The November Barack Obama was elected President of the United States of America there was a black man singing the blues on the A-train downtown. His hair was braided and pulled back in a ponytail. He held a brown paper bag lightly filled with change that he shook from time to time. Bowing at the waist, he held one hand out towards his reluctant audience, thumb and index finger pressed gently together, and his song was all about being alone in the world.
‘Ladies and gentlemen,’ the man said when he was through singing, ‘that there was a song by the legendary Sam Cooke. Ladies and gentleman, right now as we travel on this train, a change is coming, a change is coming to America. I want to tell you something. Every day you open your eyes, consider it a blessing. Consider it a blessing because it means that you have been given one more chance, one more chance to get it right. Thank you, ladies and gentleman,’ the man said. ‘Thank you for listening.’ No-one applauded, or said anything, no-one put any money in the paper bag and the man stood there at the far end of the carriage.
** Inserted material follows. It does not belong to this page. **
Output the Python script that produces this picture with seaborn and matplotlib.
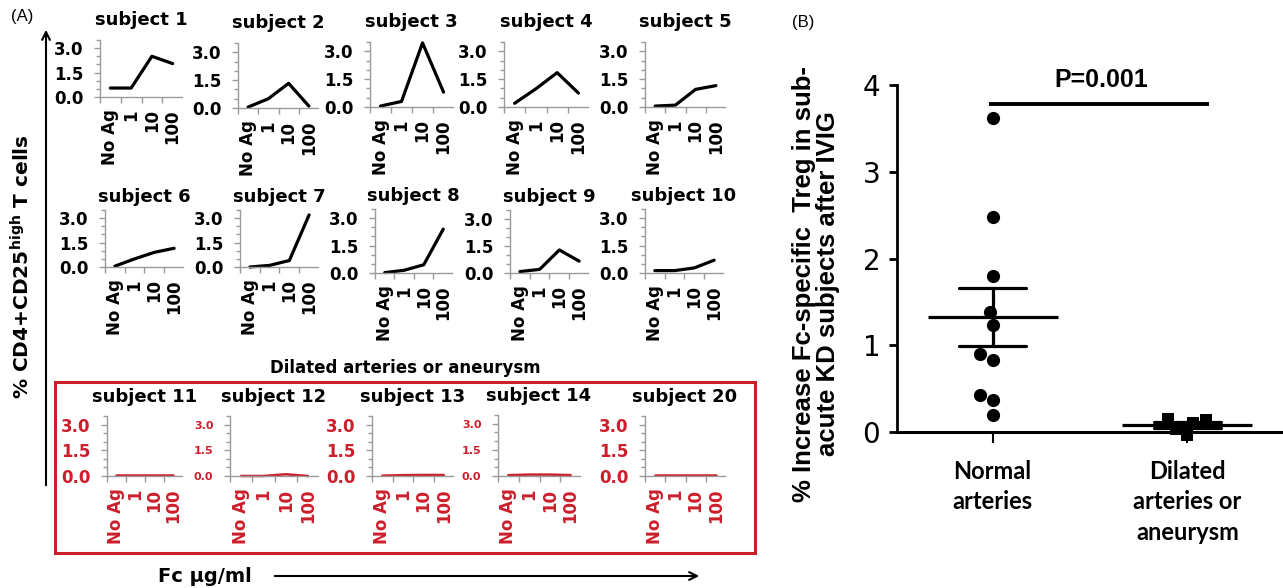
import numpy as np
import pandas as pd
import matplotlib
matplotlib.use("Agg")
import matplotlib.pyplot as plt
import seaborn as sns
from matplotlib.patches import Rectangle
from matplotlib.ticker import MultipleLocator, FixedLocator

# ---------------- data ----------------
doses = ["No Ag", "1", "10", "100"]

# normal arteries (black)
s1 = [0.55, 0.55, 2.50, 2.05]
s2 = [0.05, 0.50, 1.33, 0.10]
s3 = [0.05, 0.30, 3.45, 0.80]
s4 = [0.20, 0.98, 1.85, 0.75]
s5 = [0.05, 0.10, 0.95, 1.15]
s6 = [0.05, 0.50, 0.90, 1.15]
s7 = [0.00, 0.10, 0.40, 3.20]
s8 = [0.02, 0.15, 0.45, 2.40]
s9 = [0.08, 0.20, 1.28, 0.66]
s10 = [0.13, 0.13, 0.28, 0.70]
# dilated arteries or aneurysm (red)
s11 = [0.05, 0.05, 0.05, 0.05]
s12 = [0.00, 0.00, 0.10, 0.00]
s13 = [0.02, 0.05, 0.06, 0.06]
s14 = [0.05, 0.08, 0.08, 0.05]
s20 = [0.05, 0.05, 0.05, 0.05]

normal_names = ["subject 1", "subject 2", "subject 3", "subject 4", "subject 5",
                "subject 6", "subject 7", "subject 8", "subject 9", "subject 10"]
dilated_names = ["subject 11", "subject 12", "subject 13", "subject 14", "subject 20"]

# panel B
groups = ["Normal\narteries", "Dilated\narteries or\naneurysm"]
normal_increase = [3.62, 2.48, 1.80, 1.38, 1.23, 0.90, 0.83, 0.43, 0.37, 0.20]
dilated_increase = [0.15, 0.10, -0.03, 0.03, 0.14]
b_yticks = [0, 1, 2, 3, 4]
p_text = "P=0.001"

# ---------------- layout ----------------
W, H = 1283, 588
sns.set_style("white")
plt.rcParams["font.family"] = ["DejaVu Sans"]
plt.rcParams["mathtext.fontset"] = "dejavusans"
for k in ["text.color", "axes.labelcolor", "xtick.color", "ytick.color", "axes.titlecolor"]:
    plt.rcParams[k] = "black"

fig = plt.figure(figsize=(W / 100, H / 100), dpi=100)


def rect(l, r, top, bottom):
    return [l / W, 1 - bottom / H, (r - l) / W, (bottom - top) / H]


# overlay in pixel coordinates for annotations
ov = fig.add_axes([0, 0, 1, 1])
ov.set_xlim(0, W)
ov.set_ylim(H, 0)
ov.axis("off")
ov.patch.set_alpha(0)

RED = "#cc1f2b"
GRAY = "#9a9a9a"

row_boxes = [
    [(100, 182, 40, 97), (238, 318, 43, 108), (370, 453, 42, 107), (504, 588, 42, 107), (645, 725, 42, 107)],
    [(105, 183, 210, 267), (240, 318, 210, 267), (375, 452, 209, 273), (510, 588, 210, 273), (645, 723, 209, 273)],
    [(107, 182, 416, 476), (230, 318, 416, 476), (372, 453, 416, 476), (498, 580, 415, 476), (645, 725, 416, 476)],
]
row_pads = [11, 6, 10]

normal_series = [s1, s2, s3, s4, s5, s6, s7, s8, s9, s10]
dilated_series = [s11, s12, s13, s14, s20]
red_label_sizes = [12, 8, 12, 8, 12]

x_pos = np.arange(len(doses))


def small_axes(box, name, vals, color, pad, ylab_size):
    ax = fig.add_axes(rect(*box))
    sns.lineplot(x=x_pos, y=vals, ax=ax, color=color,
                 linewidth=2.3 if color == "black" else 1.8, clip_on=False)
    ax.set_xlim(-0.5, 3.45)
    ax.set_ylim(0, 3.5)
    ax.set_yticks([0, 1.5, 3.0])
    ax.set_yticklabels(["0.0", "1.5", "3.0"], fontsize=ylab_size, fontweight="bold", color=color)
    ax.yaxis.set_minor_locator(MultipleLocator(0.5))
    ax.set_xticks(x_pos)
    ax.set_xticklabels(doses, rotation=90, fontsize=12, fontweight="bold", color=color)
    ax.xaxis.set_minor_locator(FixedLocator([-0.5, 0.5, 1.5, 2.5]))
    ax.tick_params(axis="x", which="major", length=0, pad=9)
    ax.tick_params(axis="x", which="minor", length=4, color=GRAY, width=1, bottom=True)
    ax.tick_params(axis="y", which="major", length=4, color=GRAY, width=1, pad=8, left=True)
    ax.tick_params(axis="y", which="minor", length=3, color=GRAY, width=1, left=True)
    for sp in ["top", "right"]:
        ax.spines[sp].set_visible(False)
    for sp in ["left", "bottom"]:
        ax.spines[sp].set_color(GRAY)
        ax.spines[sp].set_linewidth(1)
    ax.set_xlabel("")
    ax.set_ylabel("")
    ax.set_title(name, fontsize=13, fontweight="bold", pad=pad, color="black")
    ax.patch.set_alpha(0)
    return ax


for i in range(10):
    r, c = divmod(i, 5)
    small_axes(row_boxes[r][c], normal_names[i], normal_series[i], "black", row_pads[r], 12)
for c in range(5):
    small_axes(row_boxes[2][c], dilated_names[c], dilated_series[c], RED, row_pads[2], red_label_sizes[c])

# panel A decorations
ov.text(22, 16, "(A)", fontsize=12, ha="center", va="center", family="Liberation Sans")
ov.annotate("", xy=(46, 27), xytext=(46, 488),
            arrowprops=dict(arrowstyle="->", lw=1.5, color="black", mutation_scale=14))
ov.text(22, 267, r"% CD4+CD25$^{\mathbf{high}}$ T cells", rotation=90, fontsize=14.5,
        fontweight="bold", ha="center", va="center")
ov.text(405, 368, "Dilated arteries or aneurysm", fontsize=12, fontweight="bold",
        ha="center", va="center")
ov.add_patch(Rectangle((55, 382), 700, 171, fill=False, edgecolor=RED, lw=2.2))
ov.text(205, 576, "Fc μg/ml", fontsize=14, fontweight="bold", ha="center", va="center")
ov.annotate("", xy=(702, 576), xytext=(272, 576),
            arrowprops=dict(arrowstyle="->", lw=1.5, color="black", mutation_scale=14))

# ---------------- panel B ----------------
ov.text(803, 23, "(B)", fontsize=12, ha="center", va="center", family="Liberation Sans")
ov.text(816, 284, "% Increase Fc-specific  Treg in sub-\nacute KD subjects after IVIG",
        rotation=90, fontsize=18.5, fontweight="bold", ha="center", va="center",
        family="Liberation Sans", linespacing=0.95)

y0_px, unit_px = 432, 86.75
ylo, yhi = -0.35, 4.25
axB = fig.add_axes(rect(897, 1283, y0_px - yhi * unit_px, y0_px - ylo * unit_px))
axB.patch.set_alpha(0)

df_n = pd.DataFrame({"group": groups[0], "value": normal_increase})
df_d = pd.DataFrame({"group": groups[1], "value": dilated_increase})
df_all = pd.concat([df_n, df_d], ignore_index=True)

sns.swarmplot(data=df_n, x="group", y="value", order=groups, color="black",
              marker="o", size=9.5, ax=axB)
sns.swarmplot(data=df_d, x="group", y="value", order=groups, color="black",
              marker="s", size=9, ax=axB)
sns.pointplot(data=df_all, x="group", y="value", order=groups, errorbar="se",
              capsize=0.34, color="black", marker="_", markersize=94,
              markeredgewidth=2.3, linestyle="none", err_kws={"linewidth": 2.3}, ax=axB)

axB.set_xlim(-0.49, 1.49)
axB.set_ylim(ylo, yhi)
axB.set_xlabel("")
axB.set_ylabel("")
axB.set_yticks(b_yticks)
axB.set_yticklabels([str(v) for v in b_yticks])
axB.set_xticks(range(len(groups)))
axB.set_xticklabels([""] * len(groups))
axB.tick_params(axis="y", length=6, width=2, pad=6, left=True, color="black",
                labelsize=20, labelcolor="black", labelfontfamily="Liberation Sans Narrow")
axB.tick_params(axis="x", length=8, width=1.5, bottom=True, color="black")
for i, g in enumerate(groups):
    axB.text(i, -0.32, g, fontsize=17, fontweight="bold", family=["Lato", "DejaVu Sans"],
             ha="center", va="top", linespacing=1.4, clip_on=False, color="black")
for sp in ["top", "right"]:
    axB.spines[sp].set_visible(False)
axB.spines["left"].set_bounds(0, 4)
axB.spines["left"].set_linewidth(2)
axB.spines["left"].set_color("black")
axB.spines["bottom"].set_position(("data", 0))
axB.spines["bottom"].set_linewidth(2.2)
axB.spines["bottom"].set_color("black")

# significance bar
axB.plot([-0.02, 1.11], [3.78, 3.78], color="black", lw=2.8, solid_capstyle="butt")
axB.text(0.56, 4.06, p_text, fontsize=18, fontweight="bold", ha="center", va="center",
         family="Liberation Sans")

fig.savefig("out.png", dpi=100, facecolor="white")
The A train to Far Rockaway, Beach 90th Street, Queens, New York is hardly the place where a journey to attempt to surf some of the biggest waves in the world should begin. While it harbors a robust surfing community, Rockaway serves up at best, and very occasionally, four to six footers from the frigid Atlantic abutting. Nevertheless, the spot has held a fascination for me ever since reading an article in a surf magazine about the scene down there. It was illustrated by grainy, black-and-white images of locals caked head to foot in rubber and slipping through snow-covered sand to get to the water. I was captivated.
Already during my stay then in New York, the area had drawn the attention of the New York Times. Under the headline ‘From the Streets to the Libraries’, an article detailed how the Queens Public Library had become the highest-circulation public library system in the United States, driven by so-called urban fiction, also dubbed street or ‘gangsta’ lit. ‘In one book,’ I read in the Times, ‘the hero spirals toward a violent death dealing drugs on the streets of Laurelton, witnessing, along the way, a baby ripped apart by bullets. In another, a convict plots the seduction of his prison psychotherapist’.
A profile in the Times arts section a few days later gave voice to one Robert Sarnoff, an accidental documentary film-maker who, much to his surprise, won Best Docudrama at the Bare Bones Film Festival in Oklahoma for his film No Rooms Lobby, inspired by the Baxter Hotel, the Beach 99th, 150-dollar-a-week Single Room Occupancy. Of Rockaway, Mr. Sarnoff says: ‘There’s an artistic part of me that sees it as beautiful – even in, in some sense, the ugliness.’
As I pull my gear together in the East Side apartment of my hosts, preparing to head out for a look myself, my bud, Fred, says to me, ‘Put a few quarters in your wetsuit. If your stuff gets stolen, you’ll be able to call us.’ There is other advice: ‘Are you sure you want to take your camera?’ And: ‘Don’t stay in the water too long, I’ve got visions of us having to call around to the hospitals in Queens asking if they’ve admitted any hypothermia cases.’ They might have had to call around to the psychiatric hospitals and ask instead about nut cases, if the stares I encounter, surfboard underarm on the Subway, are anything to go by.
At Broad Channels I alight and look quickly left and right for hails of bullets, and then change tracks for the shuttle train to Beach 90th Street, crossing paths with a figure carrying a skateboard and sporting Oakley Frogskins. He wants to know how to get to the beach and I suppose I look the part for the asking. I have only a sketchy idea – I looked up the route on a subway map. ‘Here for the shuttle?’ I ask confirmation of an old man wearing a faded blue hoodie and those welding goggles old people like to wear instead of Frogskins. ‘Yeah, what does it look like?’ the old man says.
My traveling companion, I soon discover, is named Paul Fuguet, recently disembarked from Chile. He falls in step and I show him the way to the beach. He tells me he is an artist and a ‘very good surfer’ and that he has left Chile to make it as an artist in New York City. ‘You cannot make surfing everything in your life,’ he advises as if he suspects I might harbor the tendency.
Later, after I’ve surfed a few of the good rights slicing off the rocky groyne dissecting the beach, I notice Paul Fuguet amongst a group of local-looking surfers on the beach. Stripping down to his boxers, he hefts up a longboard, walks out along the rocks, paddles out and catches a wave. He stands out somewhat from the rest of the crowd, being as they are, rubberised. He’s quite a sight in his white underpants, skinny bones and winter skin, but there’s something else too that sets him apart: he IS a good surfer, like he said.